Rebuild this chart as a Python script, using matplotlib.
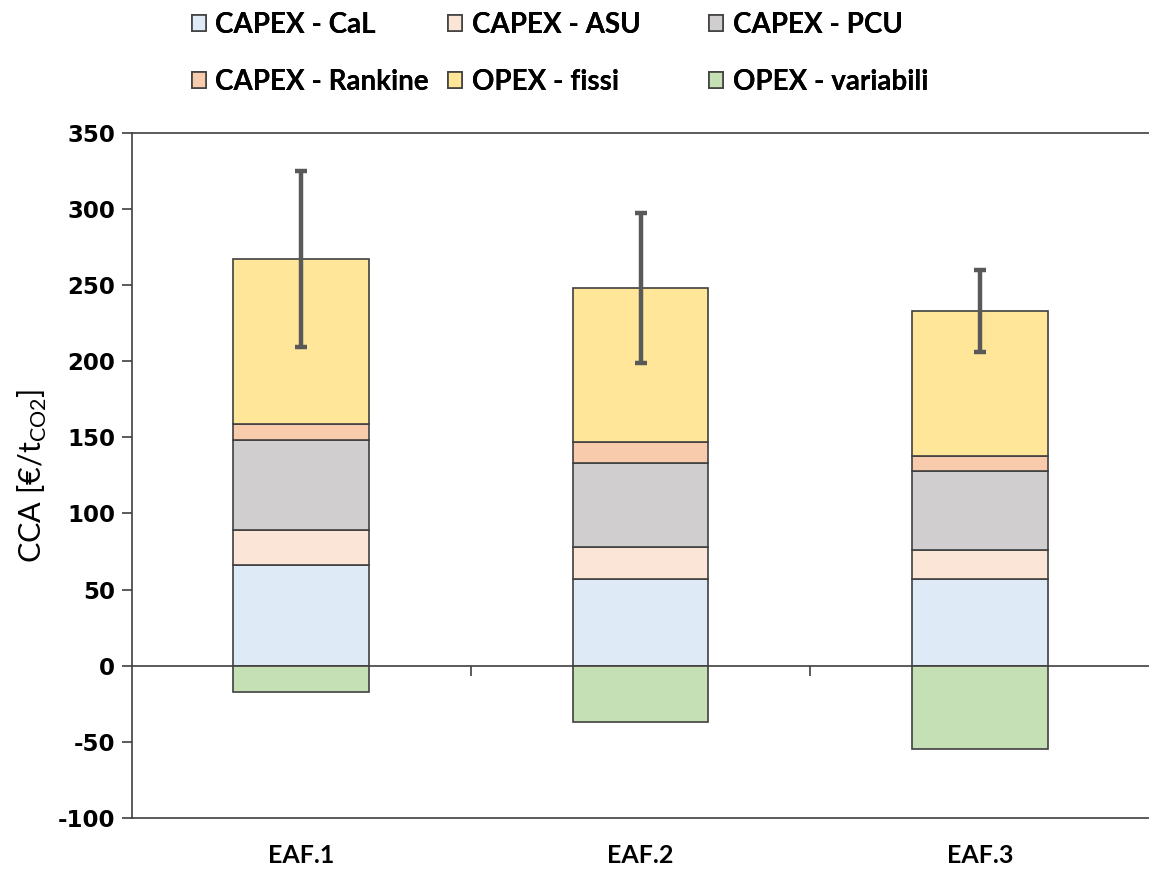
import matplotlib.pyplot as plt
import numpy as np

# Cost breakdown per plant configuration (€/tCO2)
plants = ["EAF.1", "EAF.2", "EAF.3"]
capex_cal = [66, 57, 57]
capex_asu = [23, 21, 19]
capex_pcu = [59, 55, 52]
capex_rankine = [11, 14, 10]
opex_fissi = [108, 101, 95]
opex_variabili = [-17, -37, -55]
error = [58, 49, 27]

series_names = ["CAPEX - CaL", "CAPEX - ASU", "CAPEX - PCU",
                "CAPEX - Rankine", "OPEX - fissi", "OPEX - variabili"]
colors = ["#DEEBF7", "#FBE5D6", "#D0CECE", "#F8CBAD", "#FFE699", "#C5E0B4"]

plt.rcParams['font.family'] = ['Lato', 'DejaVu Sans']
plt.rcParams['mathtext.fontset'] = 'custom'
plt.rcParams['mathtext.rm'] = 'Lato'
plt.rcParams['axes.unicode_minus'] = False

edge = '#404040'
fig = plt.figure(figsize=(11.49, 8.69), dpi=100)
ax = fig.add_axes([0.1145, 0.0587, 0.886, 0.7885])

x = np.arange(len(plants))
width = 0.40

positive = [capex_cal, capex_asu, capex_pcu, capex_rankine, opex_fissi]
bottom = np.zeros(len(plants))
handles = []
for vals, name, col in zip(positive, series_names[:5], colors[:5]):
    b = ax.bar(x, vals, width, bottom=bottom, color=col, edgecolor=edge,
               linewidth=1.2, label=name, zorder=2)
    handles.append(b)
    bottom += np.array(vals)
b = ax.bar(x, opex_variabili, width, color=colors[5], edgecolor=edge,
           linewidth=1.2, label=series_names[5], zorder=2)
handles.append(b)

# error bars on top of the positive stack
ax.errorbar(x, bottom, yerr=error, fmt='none', ecolor='#595959',
            elinewidth=3.2, capsize=4.5, capthick=3.2, zorder=3)

ax.set_xlim(-0.5, 2.5)
ax.set_ylim(-100, 350)
ax.set_yticks(np.arange(-100, 351, 50))
ax.tick_params(axis='y', direction='out', length=7, width=1.2, color=edge,
               labelsize=16.5, pad=5)
for lbl in ax.get_yticklabels():
    lbl.set_fontfamily('DejaVu Sans')
    lbl.set_fontweight('bold')

ax.set_xticks(x)
ax.set_xticklabels(plants, fontsize=18, fontweight='bold')
ax.tick_params(axis='x', length=0, pad=19)

for side in ['left', 'top', 'bottom']:
    ax.spines[side].set_color(edge)
    ax.spines[side].set_linewidth(1.2)
ax.spines['right'].set_visible(False)

# category axis crossing at zero, with ticks between the groups
zero_axis = ax.secondary_xaxis(0, transform=ax.transData)
zero_axis.set_xticks([0.5, 1.5])
zero_axis.set_xticklabels(['', ''])
zero_axis.tick_params(direction='out', length=7, width=1.2, color=edge)
zero_axis.spines['bottom'].set_color(edge)
zero_axis.spines['bottom'].set_linewidth(1.2)

ax.set_ylabel('CCA [€/t$_{\\mathrm{CO2}}$]', fontsize=22, labelpad=6)

# legend laid out as three columns of two rows
col_x = [0.167, 0.390, 0.617]
for j, cx in enumerate(col_x):
    idx = [j, j + 3]
    leg = fig.legend([handles[i] for i in idx], [series_names[i] for i in idx],
                     loc='upper left', bbox_to_anchor=(cx, 0.986),
                     frameon=False, prop={'weight': 'bold', 'size': 20},
                     handlelength=0.5, handleheight=0.5, handletextpad=0.35,
                     labelspacing=1.1, borderpad=0, borderaxespad=0)
    fig.add_artist(leg)

fig.savefig('out.png', dpi=100)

· · · ·

Omit every picture, then repeat the remaining data exactly as it appears above.

Rebuild this chart as a Python script, using matplotlib.
import matplotlib.pyplot as plt
import numpy as np

# Cost breakdown per plant configuration (€/tCO2)
plants = ["EAF.1", "EAF.2", "EAF.3"]
capex_cal = [66, 57, 57]
capex_asu = [23, 21, 19]
capex_pcu = [59, 55, 52]
capex_rankine = [11, 14, 10]
opex_fissi = [108, 101, 95]
opex_variabili = [-17, -37, -55]
error = [58, 49, 27]

series_names = ["CAPEX - CaL", "CAPEX - ASU", "CAPEX - PCU",
                "CAPEX - Rankine", "OPEX - fissi", "OPEX - variabili"]
colors = ["#DEEBF7", "#FBE5D6", "#D0CECE", "#F8CBAD", "#FFE699", "#C5E0B4"]

plt.rcParams['font.family'] = ['Lato', 'DejaVu Sans']
plt.rcParams['mathtext.fontset'] = 'custom'
plt.rcParams['mathtext.rm'] = 'Lato'
plt.rcParams['axes.unicode_minus'] = False

edge = '#404040'
fig = plt.figure(figsize=(11.49, 8.69), dpi=100)
ax = fig.add_axes([0.1145, 0.0587, 0.886, 0.7885])

x = np.arange(len(plants))
width = 0.40

positive = [capex_cal, capex_asu, capex_pcu, capex_rankine, opex_fissi]
bottom = np.zeros(len(plants))
handles = []
for vals, name, col in zip(positive, series_names[:5], colors[:5]):
    b = ax.bar(x, vals, width, bottom=bottom, color=col, edgecolor=edge,
               linewidth=1.2, label=name, zorder=2)
    handles.append(b)
    bottom += np.array(vals)
b = ax.bar(x, opex_variabili, width, color=colors[5], edgecolor=edge,
           linewidth=1.2, label=series_names[5], zorder=2)
handles.append(b)

# error bars on top of the positive stack
ax.errorbar(x, bottom, yerr=error, fmt='none', ecolor='#595959',
            elinewidth=3.2, capsize=4.5, capthick=3.2, zorder=3)

ax.set_xlim(-0.5, 2.5)
ax.set_ylim(-100, 350)
ax.set_yticks(np.arange(-100, 351, 50))
ax.tick_params(axis='y', direction='out', length=7, width=1.2, color=edge,
               labelsize=16.5, pad=5)
for lbl in ax.get_yticklabels():
    lbl.set_fontfamily('DejaVu Sans')
    lbl.set_fontweight('bold')

ax.set_xticks(x)
ax.set_xticklabels(plants, fontsize=18, fontweight='bold')
ax.tick_params(axis='x', length=0, pad=19)

for side in ['left', 'top', 'bottom']:
    ax.spines[side].set_color(edge)
    ax.spines[side].set_linewidth(1.2)
ax.spines['right'].set_visible(False)

# category axis crossing at zero, with ticks between the groups
zero_axis = ax.secondary_xaxis(0, transform=ax.transData)
zero_axis.set_xticks([0.5, 1.5])
zero_axis.set_xticklabels(['', ''])
zero_axis.tick_params(direction='out', length=7, width=1.2, color=edge)
zero_axis.spines['bottom'].set_color(edge)
zero_axis.spines['bottom'].set_linewidth(1.2)

ax.set_ylabel('CCA [€/t$_{\\mathrm{CO2}}$]', fontsize=22, labelpad=6)

# legend laid out as three columns of two rows
col_x = [0.167, 0.390, 0.617]
for j, cx in enumerate(col_x):
    idx = [j, j + 3]
    leg = fig.legend([handles[i] for i in idx], [series_names[i] for i in idx],
                     loc='upper left', bbox_to_anchor=(cx, 0.986),
                     frameon=False, prop={'weight': 'bold', 'size': 20},
                     handlelength=0.5, handleheight=0.5, handletextpad=0.35,
                     labelspacing=1.1, borderpad=0, borderaxespad=0)
    fig.add_artist(leg)

fig.savefig('out.png', dpi=100)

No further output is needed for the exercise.